The Last Word: Why rugby and golf belong in the Olympics

Incredible tales of sportsmanship from days gone by prove that pastimes deserve slot in five-ringed circus

It seems that rugby union is to be reintroduced into the Olympic arena in a scaled-down form. Last contested in all its 15-man glory in 1924, the oval-ball game is in line for a return in 2016, but in its seven-a-side format.

Perhaps golf, which has also been recommended by the International Olympic Committee's executive board ahead of a vote by the full IOC membership in Copenhagen in October, should have pitched itself on the short side too. Olympic pitch and putt, anyone? Olympic crazy golf? Those windmills might have sorted out the real Tigers from the cubs.

Still, there is always the prospect of John Daly presenting him-self as a new-age Olympic role model, sporting a pair of his Smarties-design trousers and with a fag smouldering between his lips as he tees off on a practice round. The technically reigning – though actually long-deceased – Olympic champion of the fairway was something of a colourful character himself.

George Lyon was 46 when he travelled with the Canadian team to the 1904 Games in St Louis, youthful only by the Tom Watson scale. He had not picked up his first golf club until he was 38 and had a style so rugged it was suggested he looked like he was heaving coal rather than swinging an iron. In fact, he had been more accustomed to swinging a bat, as a cricketer of some renown in the land of the Maple Leaf. He was also the Canadian record holder in the pole vault.

No-one expected the man from Richmond, Ontario, to get through a 72-strong field as far as the match-play competition for the gold medal. And no-one gave the fortysomething an earthly of beating his opponent, Chandler Egan, a 23-year-old US amateur champion. The youth and vigour of the American were supposed to win the day.

In the end, Egan could only marvel as his opponent sang and cracked jokes in the rain and sent drives booming into the distance. He was nonplussed when Lyon walked on his hands to receive the $1,500 sterling silver winner's trophy and his Olympic gold medal. The clowning Canadian could have collected another gold four years later, but he declined out of respect for the game.

Lyon made the trip to London for the 1908 Games, only to find himself as the sole entrant. By slotting the tournament into the first week in June, the British Olympic Association stirred up opposition from the Royal & Ancient Golf Club for clashing with established domestic events. All of the British golfers withdrew from the competition and no Americans were prepared to make the trip. Lyon was offered the gold medal by default but he declined to accept it. He died in 1938, aged 79, but now the sport in which he made his most profound mark is poised for an Olympic resurrection. It will be all the more welcome in the quadrennial five- ringed circus if it can bring class acts like George Seymour Lyon to the greatest sporting show on earth. Ditto rugby sevens.
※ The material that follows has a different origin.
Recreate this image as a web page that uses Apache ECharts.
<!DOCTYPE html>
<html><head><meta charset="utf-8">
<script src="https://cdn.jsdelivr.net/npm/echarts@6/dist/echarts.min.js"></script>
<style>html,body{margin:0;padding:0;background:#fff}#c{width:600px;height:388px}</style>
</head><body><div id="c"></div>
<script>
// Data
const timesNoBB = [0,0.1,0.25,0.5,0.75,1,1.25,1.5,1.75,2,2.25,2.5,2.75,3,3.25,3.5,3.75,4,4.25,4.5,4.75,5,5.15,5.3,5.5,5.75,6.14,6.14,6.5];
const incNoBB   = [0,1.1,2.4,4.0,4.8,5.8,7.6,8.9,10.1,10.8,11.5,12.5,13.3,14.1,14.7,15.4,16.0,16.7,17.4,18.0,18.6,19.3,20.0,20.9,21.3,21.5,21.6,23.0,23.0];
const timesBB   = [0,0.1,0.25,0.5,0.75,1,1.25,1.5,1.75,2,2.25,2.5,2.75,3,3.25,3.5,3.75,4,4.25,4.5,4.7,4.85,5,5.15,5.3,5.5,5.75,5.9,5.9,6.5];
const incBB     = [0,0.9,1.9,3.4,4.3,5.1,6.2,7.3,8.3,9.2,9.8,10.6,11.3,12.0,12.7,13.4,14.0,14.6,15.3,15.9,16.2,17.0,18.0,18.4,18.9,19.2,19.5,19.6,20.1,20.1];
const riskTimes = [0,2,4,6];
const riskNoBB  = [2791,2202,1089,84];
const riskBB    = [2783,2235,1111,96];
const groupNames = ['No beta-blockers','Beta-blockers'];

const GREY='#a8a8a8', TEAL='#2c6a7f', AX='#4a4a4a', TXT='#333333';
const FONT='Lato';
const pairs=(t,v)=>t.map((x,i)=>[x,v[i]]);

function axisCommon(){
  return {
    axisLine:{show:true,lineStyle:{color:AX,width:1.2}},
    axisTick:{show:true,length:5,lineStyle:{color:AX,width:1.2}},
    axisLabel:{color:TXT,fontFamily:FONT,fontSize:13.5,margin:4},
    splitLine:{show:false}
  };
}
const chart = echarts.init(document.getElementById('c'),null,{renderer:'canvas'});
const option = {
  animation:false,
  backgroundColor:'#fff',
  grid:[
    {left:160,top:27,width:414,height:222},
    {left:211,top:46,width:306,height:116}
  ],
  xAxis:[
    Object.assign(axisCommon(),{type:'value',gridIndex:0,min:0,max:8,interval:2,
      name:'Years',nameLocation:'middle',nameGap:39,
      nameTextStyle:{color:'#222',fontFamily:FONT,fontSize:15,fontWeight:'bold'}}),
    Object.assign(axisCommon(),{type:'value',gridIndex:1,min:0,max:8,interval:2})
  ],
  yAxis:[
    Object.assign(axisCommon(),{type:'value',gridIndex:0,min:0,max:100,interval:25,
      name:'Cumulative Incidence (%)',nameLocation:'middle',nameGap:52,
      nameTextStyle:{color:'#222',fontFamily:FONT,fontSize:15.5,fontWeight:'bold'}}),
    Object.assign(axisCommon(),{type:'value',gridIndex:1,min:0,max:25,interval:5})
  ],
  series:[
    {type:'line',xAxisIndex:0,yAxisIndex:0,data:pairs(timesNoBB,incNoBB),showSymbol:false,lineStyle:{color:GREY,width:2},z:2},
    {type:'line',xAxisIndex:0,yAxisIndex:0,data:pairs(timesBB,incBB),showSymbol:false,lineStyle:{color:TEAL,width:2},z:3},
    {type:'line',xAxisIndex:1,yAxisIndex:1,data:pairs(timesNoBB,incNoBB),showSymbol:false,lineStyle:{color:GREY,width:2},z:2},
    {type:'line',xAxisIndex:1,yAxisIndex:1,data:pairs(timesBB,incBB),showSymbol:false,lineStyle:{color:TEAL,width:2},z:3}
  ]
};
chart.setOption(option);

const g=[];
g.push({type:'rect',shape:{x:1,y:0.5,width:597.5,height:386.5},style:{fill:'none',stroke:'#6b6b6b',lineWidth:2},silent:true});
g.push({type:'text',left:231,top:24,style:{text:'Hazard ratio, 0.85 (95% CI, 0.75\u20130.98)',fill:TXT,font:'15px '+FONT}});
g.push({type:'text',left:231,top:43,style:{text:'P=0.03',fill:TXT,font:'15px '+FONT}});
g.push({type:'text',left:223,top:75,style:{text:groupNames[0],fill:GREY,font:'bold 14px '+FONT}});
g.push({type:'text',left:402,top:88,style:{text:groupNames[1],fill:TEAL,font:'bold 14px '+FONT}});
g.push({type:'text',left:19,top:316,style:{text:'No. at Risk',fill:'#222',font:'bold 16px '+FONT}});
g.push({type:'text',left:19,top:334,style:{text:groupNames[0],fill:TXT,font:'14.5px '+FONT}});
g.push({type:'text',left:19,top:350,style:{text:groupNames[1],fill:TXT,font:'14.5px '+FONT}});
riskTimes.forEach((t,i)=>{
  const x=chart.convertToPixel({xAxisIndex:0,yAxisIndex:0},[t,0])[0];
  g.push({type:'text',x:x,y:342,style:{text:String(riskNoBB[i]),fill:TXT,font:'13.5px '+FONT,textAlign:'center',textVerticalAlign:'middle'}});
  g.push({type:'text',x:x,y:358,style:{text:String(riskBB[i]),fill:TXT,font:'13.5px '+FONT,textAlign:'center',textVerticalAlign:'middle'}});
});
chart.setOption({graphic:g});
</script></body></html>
The oval-ball game first appeared in the Olympic arena, in its 15-a-side guise, in those London Games of 1908. The original Wallabies, the first touring Australian national side, became champions almost by default. The world's leading nations having declined to enter the competition, they found themselves playing Cornwall – representing Britain because they had won the English county championship – for the Olympic title.

On a makeshift pitch next to the open-air Olympic swimming pool at Shepherd's Bush, the Australians won 32-3 – under the captaincy of Herbert Moran, who gained considerable fame in later life as an eminent physician and author. It was Moran who objected to the aboriginal war dance the original Wallabies were forced to perform by the Australian rugby authorities, who wanted a rival ritual to the haka popularised by the All Black "Originals" in 1905. The good Dr Moran considered the treatment of Australia's indigenous population such a disgrace that he successfully fought for the abolition from future Wallaby tours of what he called "a wretched caricature of a native corroboree".

He had one other notable success on that historic 1908 trip. Concerned that his players would catch venereal disease during the first few weeks on board the SS Omrah, Moran made them attend daily lectures about the ailment, showing them graphic pictures of gravely afflicted private parts. He warned that any player who contracted the disease would be sent home in disgrace. None were. "I count this as a real achievement for both them and for me," he observed in his autobiography, Viewless Winds.

Dan Carroll was one of those who returned home with a gold medal and a clean bill of health. The flying winger also won a gold as player-coach with the victorious American team in Antwerp in 1920, then guided the US to victory in the 1924 final in Paris. The United States have reigned as Olympic rugby champions ever since – because of the riot provoked by their 17-3 success against the French at Stade Colombes.

An ill-tempered affair ended with the US team being booed, hissed and spat upon by Parisians. Two Americans sitting in the main stand were beaten unconscious as Carroll and his players were escorted from the field under police protection. The playing of "The Star Spangled Banner" was drowned out by jeers at the victory ceremony. The playing of rugby at the Olympics duly sank thereafter, though not without trace, it would seem.